Более того, социальное творчество 1920-х гг. стало той формой общественной практики масс, которая, с одной стороны, выявляя всю меру их культурной недостаточности, одновременно становилась формой ее преодоления. Более того, по развития себя как субъекта истории, в революционном индивиде формировалась и потребность в осуществлении себя уже в качестве субъекта культуры.
Хотя надо сказать, что революционные изменения не обошлись и без «культурного» вандализма. До революции культура для эксплуатируемых выступала главным образом в отчужденных формах: либо как праздное занятие господ, либо как особый инструмент насилия, эксплуатации, либо как особый и недоступный товар. Этот вандализм шел из дореволюционного общественного уклада, который, с одной стороны, не позволял человеку развернуть свои творческие силы, но с другой – заражал его мелкобуржуазным сознанием. На этой почве как раз и вырастала черносотенная культура, которую критиковал Ленин и на борьбу с которой поднялся большевизм. Кроме этого было еще одно обстоятельство, о котором пишет А. Бузгалин: «В условиях революции, когда установленный миропорядок рушится на глазах у звереющего от этого хама, все это вкупе вызывает у него неспособность к самоориентации и провоцирует стремление хама одновременно и к хаотически-разрушителъным действиям (бандитизму и уголовщине), и к власти твердой руки. Именно такого обывателя-мещанина, взбесившегося от неопределенности и противоречий революций, от необходимости и (но неспособности) самостоятельно, сознательно, со знанием дела принимать решения и действовать, мы можем назвать “Хамом”».
Наряду с этим не следует забывать еще одно обстоятельство: в условиях дореволюционного формально-полицейского порядка любые интенции разрушения или протеста со стороны эксплуатируемых подавлялись, а в условиях устранения этого порядка они проявились во всей своей невоздержанности. Но ведь если бы массы обладали достаточным уровнем культуры, то в этом случае актуальность культурной революции оказалась бы под сомнением – можно было бы обойтись просто культурными реформами.

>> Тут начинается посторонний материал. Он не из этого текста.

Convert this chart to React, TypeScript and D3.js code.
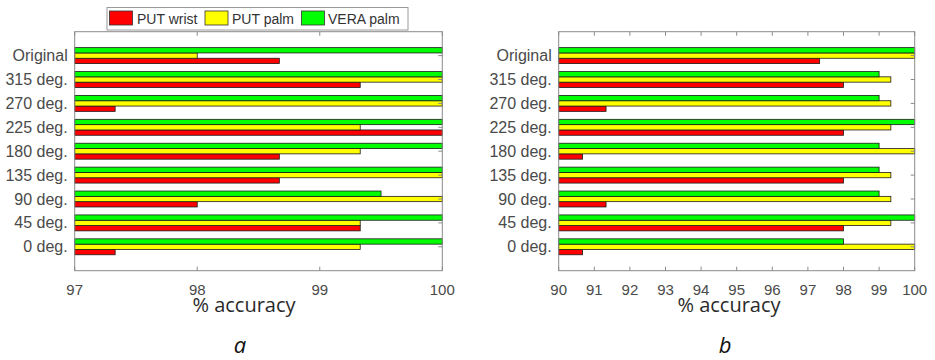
import React from "react";
import * as d3 from "d3";

// Rotation categories, bottom to top
const categories = ["0 deg.", "45 deg.", "90 deg.", "135 deg.", "180 deg.", "225 deg.", "270 deg.", "315 deg.", "Original"];

// Panel a values (% accuracy)
const putWristA = [97.33, 99.33, 98.0, 98.67, 98.67, 100, 97.33, 99.33, 98.67];
const putPalmA = [99.33, 99.33, 100, 100, 99.33, 99.33, 100, 100, 98.0];
const veraPalmA = [100, 100, 99.5, 100, 100, 100, 100, 100, 100];
const ticksA = [97, 98, 99, 100];

// Panel b values (% accuracy)
const putWristB = [90.67, 98, 91.33, 98, 90.67, 98, 91.33, 98, 97.33];
const putPalmB = [100, 99.33, 99.33, 99.33, 100, 99.33, 99.33, 99.33, 100];
const veraPalmB = [98, 100, 99, 99, 99, 100, 99, 99, 100];
const ticksB = [90, 91, 92, 93, 94, 95, 96, 97, 98, 99, 100];

const seriesNames = ["PUT wrist", "PUT palm", "VERA palm"];
const seriesColors = ["#ff0000", "#ffff00", "#00ff00"];

const axisColor = "#8a8a8a";
const labelColor = "#4a4a4a";
const tickFont = "'Liberation Sans', Arial, sans-serif";

type PanelProps = {
  left: number;
  right: number;
  top: number;
  bottom: number;
  series: number[][];
  ticks: number[];
  letter: string;
  titleX: number;
};

function Panel({ left, right, top, bottom, series, ticks, letter, titleX }: PanelProps) {
  const x = d3.scaleLinear().domain([ticks[0], ticks[ticks.length - 1]]).range([left, right]);
  const y = d3.scaleLinear().domain([0, categories.length + 1]).range([bottom, top]);
  const unit = Math.abs(y(1) - y(0));
  const groupWidth = series.length / (series.length + 1.5);
  const barH = (groupWidth / series.length) * unit;
  const x0 = x.domain()[0];

  return (
    <g>
      <rect x={left} y={top} width={right - left} height={bottom - top} fill="#fff" />
      {categories.map((c, i) =>
        series.map((vals, s) => {
          const cy = y(i + 1) - (s - (series.length - 1) / 2) * barH;
          return (
            <rect
              key={c + s}
              x={x(x0)}
              y={cy - barH / 2}
              width={x(vals[i]) - x(x0)}
              height={barH}
              fill={seriesColors[s]}
              stroke="#1a1a1a"
              strokeWidth={0.8}
            />
          );
        })
      )}
      <rect x={left} y={top} width={right - left} height={bottom - top} fill="none" stroke={axisColor} strokeWidth={1} />
      {ticks.map((t) => (
        <g key={t}>
          <line x1={x(t)} x2={x(t)} y1={bottom} y2={bottom - 4} stroke={axisColor} />
          <line x1={x(t)} x2={x(t)} y1={top} y2={top + 4} stroke={axisColor} />
          <text x={x(t)} y={294.5} textAnchor="middle" fontFamily={tickFont} fontSize={15} fill={labelColor}>
            {t}
          </text>
        </g>
      ))}
      {categories.map((c, i) => (
        <g key={c}>
          <line x1={right} x2={right - 4} y1={y(i + 1)} y2={y(i + 1)} stroke={axisColor} />
          <text
            x={left - 7}
            y={y(i + 1) + 5.5}
            textAnchor="end"
            fontFamily={tickFont}
            fontSize={16}
            fill={labelColor}
          >
            {c}
          </text>
        </g>
      ))}
      <text x={titleX} y={312} textAnchor="middle" fontFamily="'Open Sans', sans-serif" fontSize={20} fill="#2a2a2a">
        % accuracy
      </text>
      <text
        x={titleX - 4}
        y={353}
        textAnchor="middle"
        fontFamily="'Open Sans', sans-serif"
        fontStyle="italic"
        fontSize={22}
        fill="#111"
      >
        {letter}
      </text>
    </g>
  );
}

function Legend() {
  const items = [
    { x: 109.5, tx: 137 },
    { x: 205, tx: 232 },
    { x: 301.5, tx: 328 },
  ];
  return (
    <g>
      <rect x={107} y={7.5} width={301} height={22.5} fill="#fff" stroke="#9a9a9a" strokeWidth={1} />
      {items.map((it, i) => (
        <g key={seriesNames[i]}>
          <rect x={it.x} y={11} width={23} height={14} fill={seriesColors[i]} stroke="#333" strokeWidth={0.8} />
          <text x={it.tx} y={23.5} fontFamily={tickFont} fontSize={14} fill="#333">
            {seriesNames[i]}
          </text>
        </g>
      ))}
    </g>
  );
}

export default function App() {
  return (
    <svg
      width={935}
      height={360}
      style={{ position: "absolute", left: 0, top: 0, background: "#fff" }}
    >
      <rect width={935} height={360} fill="#fff" />
      <Panel
        left={74.7}
        right={442.3}
        top={31.7}
        bottom={270.7}
        series={[putWristA, putPalmA, veraPalmA]}
        ticks={ticksA}
        letter="a"
        titleX={244}
      />
      <Panel
        left={558.7}
        right={914.7}
        top={31.7}
        bottom={270.7}
        series={[putWristB, putPalmB, veraPalmB]}
        ticks={ticksB}
        letter="b"
        titleX={729}
      />
      <Legend />
    </svg>
  );
}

Историческая заслуга большевиков как раз в том и состояла, что они сумели перевести всю ярость и агрессивность отчужденного отношения масс в энергию социального преобразования, а снятие культурного отчуждения сделать одной из главных задач революции.
Одна из самых сложнейших и болезненных проблем российской реальности – это то, что сегодня индивид ни в одной из сфер общественной жизнедеятельности не востребован в качестве субъекта, тем более культуры или истории. Сегодня субъектное бытие возможно лишь в рамках частного пространства, а вот уже за его пределами индивиду предписана лишь одна роль – агента рыночных отношений и электоральной единицы. Все это объективно низводит его до положения социального объекта, который в условиях рыночного тоталитаризма и подчиненным им информационных технологий неизбежно превращает его в объект экономического и политического манипулирования.
Более того, в фокусе внимания либеральной позиции проблема субъектного бытия индивида как таковая сегодня не ставится вообще. А вместо этого утверждается в экономике – как анонимный агент рыночных отношений, в социальной сфере – как «человек правил», в культуре – как анонимный потребитель культурных услуг. Неизбежным следствием этого становится «развитие» и новых форм самоотчу-ждения во всем разнообразии его болезненных и опасных проявлений.